What to work on
Exactly retype the lines from the top of the data through the line containing "const yLabels = [100,300,500,700];", leaving out every picture.
▬▬▬
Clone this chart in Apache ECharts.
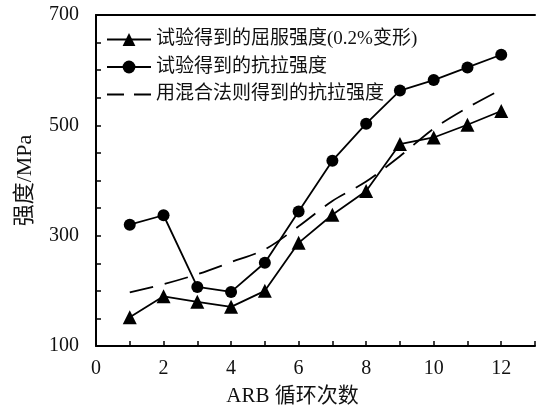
<!DOCTYPE html>
<html><head><meta charset="utf-8">
<script src="https://cdn.jsdelivr.net/npm/echarts@6/dist/echarts.min.js"></script>
<style>html,body{margin:0;padding:0;background:#fff}#c{width:538px;height:412px}</style>
</head><body><div id="c"></div>
<script>
const cycles = [1,2,3,4,5,6,7,8,9,10,11,12];
const yieldStrength = [152,190,180,171,200,287,338,381,466,478,501,526];
const tensileStrength = [320,337,207,198,251,344,436,503,563,582,605,628];
const romStrength = [197,212,230,252,275,317,363,398,444,494,532,565];
const seriesNames = ['试验得到的屈服强度(0.2%变形)','试验得到的抗拉强度','用混合法则得到的抗拉强度'];
const xLabels = [0,2,4,6,8,10,12];
const yLabels = [100,300,500,700];

const FONT = "'Liberation Serif','Noto Sans CJK SC',serif";
const chart = echarts.init(document.getElementById('c'));
const pair = arr => arr.map((v,i)=>[cycles[i],v]);
chart.setOption({
  animation:false,
  backgroundColor:'#fff',
  textStyle:{fontFamily:FONT,color:'#111'},
  grid:{left:96,right:0,top:15,bottom:65},
  legend:{
    orient:'vertical',left:106,top:30,padding:0,
    itemWidth:44,itemHeight:16,itemGap:8.5,
    textStyle:{fontFamily:FONT,fontSize:19,color:'#111',lineHeight:18},
    data:[
      {name:seriesNames[0]},
      {name:seriesNames[1]},
      {name:seriesNames[2],itemStyle:{color:'rgba(0,0,0,0)',borderWidth:0,opacity:0},
       lineStyle:{type:[17,10],width:1.8,color:'#000'}}
    ]
  },
  xAxis:[{
    type:'value',min:0,max:13,interval:1,
    axisLine:{lineStyle:{color:'#000',width:2}},
    axisTick:{inside:true,length:5,lineStyle:{color:'#000',width:1.5}},
    splitLine:{show:false},
    axisLabel:{margin:13,fontSize:20,color:'#111',fontFamily:FONT,
      formatter:v=>xLabels.includes(v)?String(v):''},
    name:'ARB 循环次数',nameLocation:'middle',nameGap:40,
    nameTextStyle:{fontSize:21,color:'#111',fontFamily:FONT,padding:[0,46,0,0]}
  },{
    type:'value',min:0,max:13,position:'top',
    axisLine:{show:true,lineStyle:{color:'#000',width:2}},
    axisTick:{show:false},axisLabel:{show:false},splitLine:{show:false}
  }],
  yAxis:{
    type:'value',min:100,max:700,interval:50,
    axisLine:{show:true,lineStyle:{color:'#000',width:2}},
    axisTick:{show:true,inside:true,length:5,lineStyle:{color:'#000',width:1.5}},
    splitLine:{show:false},
    axisLabel:{margin:17,fontSize:20,color:'#111',fontFamily:FONT,
      formatter:v=>yLabels.includes(v)?String(v):''},
    name:'强度/MPa',nameLocation:'middle',nameGap:60,nameRotate:90,
    nameTextStyle:{fontSize:22,color:'#111',fontFamily:FONT}
  },
  series:[{
    name:seriesNames[0],type:'line',data:pair(yieldStrength),
    symbol:'triangle',symbolSize:14,
    lineStyle:{color:'#000',width:1.8},itemStyle:{color:'#000'}
  },{
    name:seriesNames[1],type:'line',data:pair(tensileStrength),
    symbol:'circle',symbolSize:12,
    lineStyle:{color:'#000',width:1.8},itemStyle:{color:'#000'}
  },{
    name:seriesNames[2],type:'line',data:pair(romStrength),
    symbol:'none',smooth:0.3,
    lineStyle:{color:'#000',width:1.8,type:[24,12]},itemStyle:{color:'#000'}
  }]
});
</script></body></html>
▬▬▬
Complete output
Clone this chart in Apache ECharts.
<!DOCTYPE html>
<html><head><meta charset="utf-8">
<script src="https://cdn.jsdelivr.net/npm/echarts@6/dist/echarts.min.js"></script>
<style>html,body{margin:0;padding:0;background:#fff}#c{width:538px;height:412px}</style>
</head><body><div id="c"></div>
<script>
const cycles = [1,2,3,4,5,6,7,8,9,10,11,12];
const yieldStrength = [152,190,180,171,200,287,338,381,466,478,501,526];
const tensileStrength = [320,337,207,198,251,344,436,503,563,582,605,628];
const romStrength = [197,212,230,252,275,317,363,398,444,494,532,565];
const seriesNames = ['试验得到的屈服强度(0.2%变形)','试验得到的抗拉强度','用混合法则得到的抗拉强度'];
const xLabels = [0,2,4,6,8,10,12];
const yLabels = [100,300,500,700];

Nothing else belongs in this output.